Evidently this claim struck a chord with attendees because when one of the panellists, when asked what was the one thing about mobile in the industry that he’d change in 2017, he replied “getting rid of mobile departments in agencies”! In other words, stop silo’ing mobile and make it cross-department.
Mobility is not about formatting video for a small screen. Mobility is about understanding where users are, where they are going and what they want to accomplish. Mobile is all about devices but mobility is all about peoples’ lives.
So the panel all agreed that the real opportunity is in contextual relevancy. We have a huge amount of data today but this is both a blessing and a curse. It can lead to assumptions about consumers that are based only on cookie data – sets of behaviours that we attribute personalities and characteristic from. But it doesn’t provide the “why” – the understanding of what is motivating consumers.
Technology underpins everything that the digital ad industry does. It’s how we generate an understanding of people and how we understand and optimise the effectiveness of client campaigns. The panel strongly felt that the industry must tie all of this together with a simple goal: make technology deliver a competitive advantage to clients every day.
Is mobile marketing at last set to fulfil its true potential? If marketers and developers can make small-screen advertising relevant and engaging, then the answer is a resounding YES!

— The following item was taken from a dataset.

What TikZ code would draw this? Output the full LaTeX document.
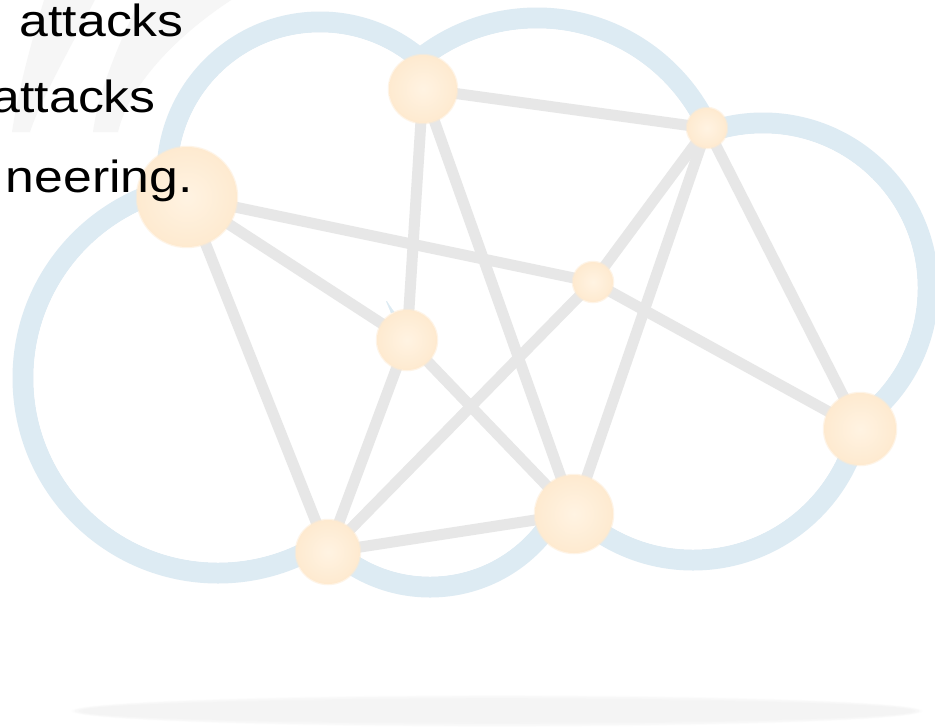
\documentclass[tikz,border=0pt]{standalone}
\usepackage{fontspec}
\setmainfont{Liberation Sans}
\pgfdeclarelayer{cloudlayer}
\pgfdeclarelayer{linklayer}
\pgfsetlayers{cloudlayer,linklayer,main}
\definecolor{cloudblue}{RGB}{221,235,243}
\definecolor{linkgray}{RGB}{231,231,231}
\definecolor{peachin}{RGB}{255,243,226}
\definecolor{peachout}{RGB}{254,234,208}
\definecolor{quotegray}{RGB}{246,246,246}
\definecolor{shadowgray}{RGB}{244,244,244}
\begin{document}
\begin{tikzpicture}[x=0.02cm, y=-0.02cm,
  link/.style={draw=linkgray, line width=0.22cm, line cap=round},
  hub/.style={circle, inner sep=0pt, shading=radial, inner color=peachin, outer color=peachout,
    postaction={draw=peachout, line width=0.05cm, opacity=0.5}},
  lobe/.style={draw=cloudblue, line width=0.42cm},
  caption/.style={anchor=base east, inner sep=0pt, font=\fontsize{25.6}{30}\selectfont}]
\useasboundingbox (0,0) rectangle (935,727);

% network hubs
\node[hub, minimum size=2.00cm] (A) at (187,197) {};
\node[hub, minimum size=1.36cm] (B) at (423,89) {};
\node[hub, minimum size=0.80cm] (C) at (707,128) {};
\node[hub, minimum size=0.80cm] (D) at (593,282) {};
\node[hub, minimum size=1.20cm] (E) at (407,340) {};
\node[hub, minimum size=1.44cm] (F) at (860,429) {};
\node[hub, minimum size=1.56cm] (G) at (574,514) {};
\node[hub, minimum size=1.28cm] (H) at (328,552) {};

% links between hubs
\begin{pgfonlayer}{linklayer}
  \foreach \u/\v in {A/D, A/E, A/H, B/C, B/E, B/G, C/D, C/G, C/F, D/F, D/H, E/G, E/H, H/G}
    \draw[link] (\u.center) -- (\v.center);
\end{pgfonlayer}

% page, cloud outline, quote marks and floor shadow
\begin{pgfonlayer}{cloudlayer}
  \fill[white] (0,0) rectangle (935,727);
  \fill[quotegray] (50,-20) -- (105,-20) .. controls (75,40) and (40,100) .. (30,132)
      -- (12,132) .. controls (20,80) and (35,30) .. cycle;
  \fill[quotegray] (150,-20) -- (265,-20) .. controls (190,20) and (130,80) .. (118,132)
      -- (93,132) .. controls (100,80) and (130,20) .. cycle;
  \foreach \o in {0.2,0.4,0.7,1.0}
    \fill[shadowgray, opacity=\o] (497,711) ellipse[x radius={414+(1-\o)*14}, y radius={11+(1-\o)*6}];
  % each lobe is a circle: stroke all, then blank their interiors
  \foreach \cx/\cy/\r in {218/378/195, 320/175/153, 537/206/188, 763/288/165, 693/390/170, 430/442/145}
    \draw[lobe] (\cx,\cy) circle[radius=\r];
  \foreach \cx/\cy/\r in {218/378/195, 320/175/153, 537/206/188, 763/288/165, 693/390/170, 430/442/145}
    \fill[white] (\cx,\cy) circle[radius=\r-10.5];
\end{pgfonlayer}

% text lines
\node[caption] (l1) at (184,36) {\scalebox{1.15}[1]{attacks}};
\node[caption] (l2) at (156,112) {\scalebox{1.15}[1]{attacks}};
\node[caption] (l3) at (193,192) {\scalebox{1.15}[1]{neering.}};
\end{tikzpicture}
\end{document}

Mobile is driving real outcomes and results for advertisers. What we’re seeing now and certainly into next year is that the mobile device is going to be the hub for more and more aspects of our lives. We’re at an exciting point in the evolution of mobile – where real, sophisticated campaigns are resonating positively with consumers at scale. The next 18 months will provide smart, fast-moving marketers with an opportunity to engage with, and take advantage of the mobile ecosystem, while their competition plays catch-up.